In the early 1990s, al-Bashir appointed Nafie chief of the internal security organisation, making him on paper the most powerful of the civilian Islamists at the time. During this time the practices of Sudan’s security apparatus, including the various acts of torture committed in the NIF’s notorious ‘ghost houses’ (buyut al-ashbah) earned Nafie a rancour amongst the public which is still unparalleled amongst senior regime figures to this day.

It is also believed that during this time he coordinated with his former Iranian mentors to supply arms to those opposing the American and French presence in Somalia.

His dismissal from this post, and its relation to his involvement in the 1995 attempted assassination of Hosni Mubarak in Addis Ababa, remains a matter of some controversy. Senior figures in al-Turabi’s Popular Congress Party have recently claimed that he was dismissed following an investigation commissioned by al-Turabi after it was established that the man who had sheltered the attempted assassins was in Nafie’s pay.
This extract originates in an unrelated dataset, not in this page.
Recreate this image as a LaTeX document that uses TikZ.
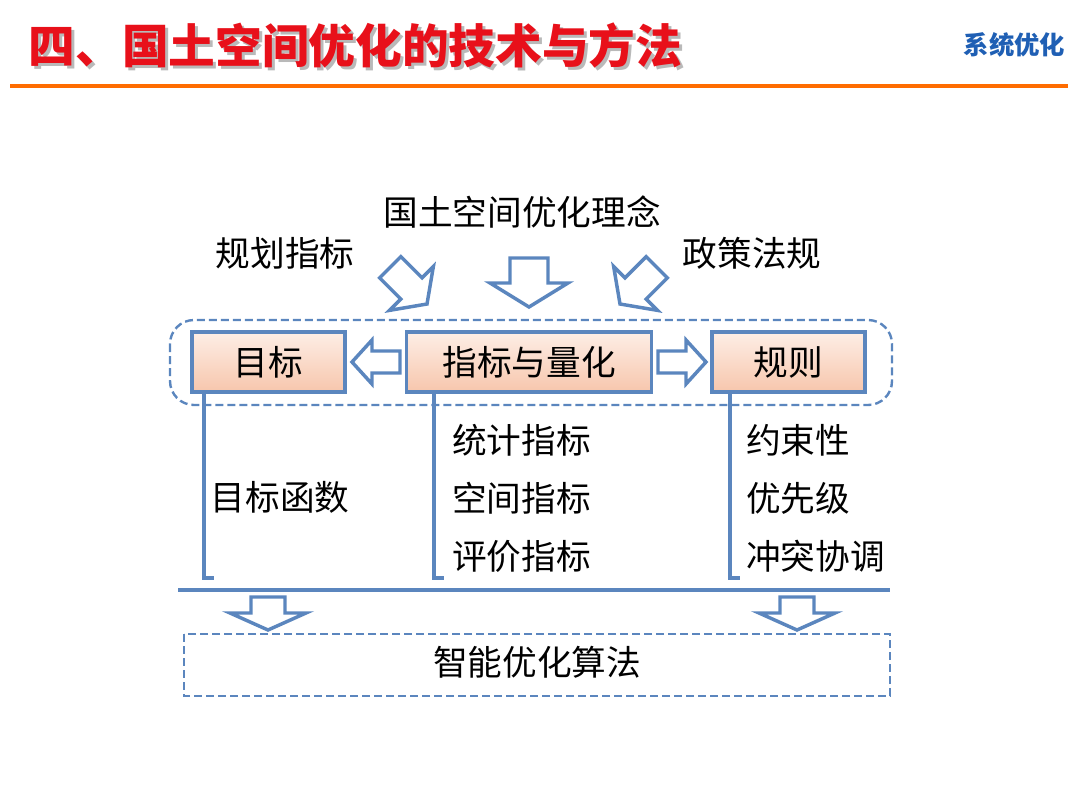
\documentclass[tikz,border=0pt]{standalone}
\usepackage{fontspec}
\setmainfont{Noto Sans CJK SC}
\usetikzlibrary{positioning}
\definecolor{framecol}{HTML}{5B86BE}
\definecolor{titlered}{HTML}{E8101A}
\definecolor{titleblue}{HTML}{1F5FB4}
\definecolor{boxtop}{HTML}{FDEEE6}
\definecolor{boxbot}{HTML}{F7C6AC}
\tikzset{
  stage/.style={draw=framecol, line width=2.6pt, top color=boxtop, bottom color=boxbot,
    minimum height=45pt, font=\fontsize{26}{26}\selectfont},
  flowarrow/.style={draw=framecol, line width=2.6pt, fill=white, line join=miter},
  link/.style={draw=framecol, line width=2.4pt},
  label/.style={font=\fontsize{26}{26}\selectfont, inner sep=0pt},
  groupbox/.style={draw=framecol, line width=1.8pt, dashed, dash pattern=on 6pt off 3pt}
}
% block arrow: tip, angle, body half width, head half width, length, head length
\newcommand{\flowblock}[6]{%
  \draw[flowarrow, shift={(#1)}, rotate=#2]
    (-#3,-#5) -- (#3,-#5) -- (#3,-#6) -- (#4,-#6) -- (0,0) -- (-#4,-#6) -- (-#3,-#6) -- cycle;}
\begin{document}
\begin{tikzpicture}[x=0.75pt,y=-0.75pt]
    \useasboundingbox (0,0) rectangle (1080,810);

    % header
    \node[font=\fontsize{35}{35}\selectfont\bfseries, text=gray!55, anchor=west] at (27,48) {四、国土空间优化的技术与方法};
    \node (title) [font=\fontsize{35}{35}\selectfont\bfseries, text=titlered, anchor=west] at (24,45) {四、国土空间优化的技术与方法};
    \node (tag) [font=\fontsize{19}{19}\selectfont\bfseries, text=titleblue, anchor=east] at (1070,45) {系统优化};
    \draw[orange!85!red, line width=3pt] (10,86) -- (1068,86);

    % inputs
    \node (idea) [label] at (522,212) {国土空间优化理念};
    \node (plan) [label] at (285,253) {规划指标};
    \node (policy) [label] at (752,253) {政策法规};
    \flowblock{529,307}{0}{19}{39}{49}{24}
    \flowblock{427,304}{45}{15}{31}{52}{22}
    \flowblock{620,304}{-45}{15}{31}{52}{22}

    % core group
    \draw[groupbox, rounded corners=18pt] (170,320) rectangle (892,405);
    \node (goal) [stage, minimum width=115pt] at (268.5,362) {目标};
    \node (index) [stage, minimum width=184pt] at (529,362) {指标与量化};
    \node (rule) [stage, minimum width=115pt] at (788.5,362) {规则};
    \flowblock{352,362}{-90}{11}{22}{48}{20}
    \flowblock{706,362}{90}{11}{22}{48}{20}

    % branches
    \coordinate (gend) at (214,578);
    \coordinate (iend) at (444,578);
    \coordinate (rend) at (740,578);
    \draw[link] (goal.south -| 204,0) |- (gend);
    \draw[link] (index.south -| 434,0) |- (iend);
    \draw[link] (rule.south -| 730,0) |- (rend);

    \node (objfun) [label] at (280,497) {目标函数};
    \node (stat) [label, anchor=west] at (452,440) {统计指标};
    \node (space) [label, anchor=west] at (452,498) {空间指标};
    \node (eval) [label, anchor=west] at (452,556) {评价指标};
    \node (bind) [label, anchor=west] at (746,440) {约束性};
    \node (prio) [label, anchor=west] at (746,498) {优先级};
    \node (conf) [label, anchor=west] at (746,556) {冲突协调};

    % merge
    \coordinate (mleft) at (178,590);
    \coordinate (mright) at (890,590);
    \draw[link] (mleft) -- (mright);
    \flowblock{268,630}{0}{17}{38}{33}{17}
    \flowblock{797,630}{0}{17}{38}{33}{17}

    \draw[groupbox] (184,634) rectangle (890,696);
    \node (algo) [label] at (537,662) {智能优化算法};
\end{tikzpicture}
\end{document}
This perhaps represents another convenient attempt by al-Turabi and his political followers to distance themselves from the political extremism of the 1990s.

However Burr and Collins, citing reports from the time, state that it was al-Bashir who took the decision to dismiss Nafie, not because of his involvement in the Addis Ababa events but as part of an overall security shake-up following the urban protests of September 1995. It was reported at the time that al-Bashir has been frustrated by the failure of the intelligence organs to predict these uprisings, and that al-Turabi himself resented al-Bashir’s decision to replace Nafie, a civilian Islamist, with a soldier.

Nevertheless, Nafie broke decisively with al-Turabi in 1998 when he, alongside a number of other senior Islamists, signed the ‘Memorandum of the Ten’, which signalled widespread discontent within the Islamic movement towards the policies pursued by al-Turabi during the 1990s.

In the aftermath of al-Bashir’s split with al-Turabi in 1999, Nafie grew close to the former, and took on a number senior positions, acting as a presidential advisor during the peace talks with South Sudan, and then as Federal Affairs Minister. His current position as a more general ‘presidential advisor’ does not fully do justice to the enormous influence Nafie exercises in matters of security and governance.

A recent International Crisis Group report concluded that no NCP ‘security structure’ could take a major decision without consulting Nafie; the informal influence he exercises in the selection of gubernatorial and parliamentary candidates has infuriated his arch-rivals in the NCP, Ali Uthman Taha and Salah Gosh. Their rivalry recently reached a peak during a serious of confrontations that were heavily publicized by the media, as Gosh attacked Nafi’ for his hardline stance and opposition to reconciliation with other parties.

It has also been reported that in recent NCP party meetings Nafi’ has accused Ali Uthman Taha, who helped negotiate the 2005 Peace Agreement, of being behind the secession of South Sudan. Some analysts argue that these divisions have increasingly taken an ethnic character, with Nafi’ growing increasingly close to al-Bashir in opposition to Ali Uthman Taha and (recently dismissed) Salah Gosh, who are both Shaigi.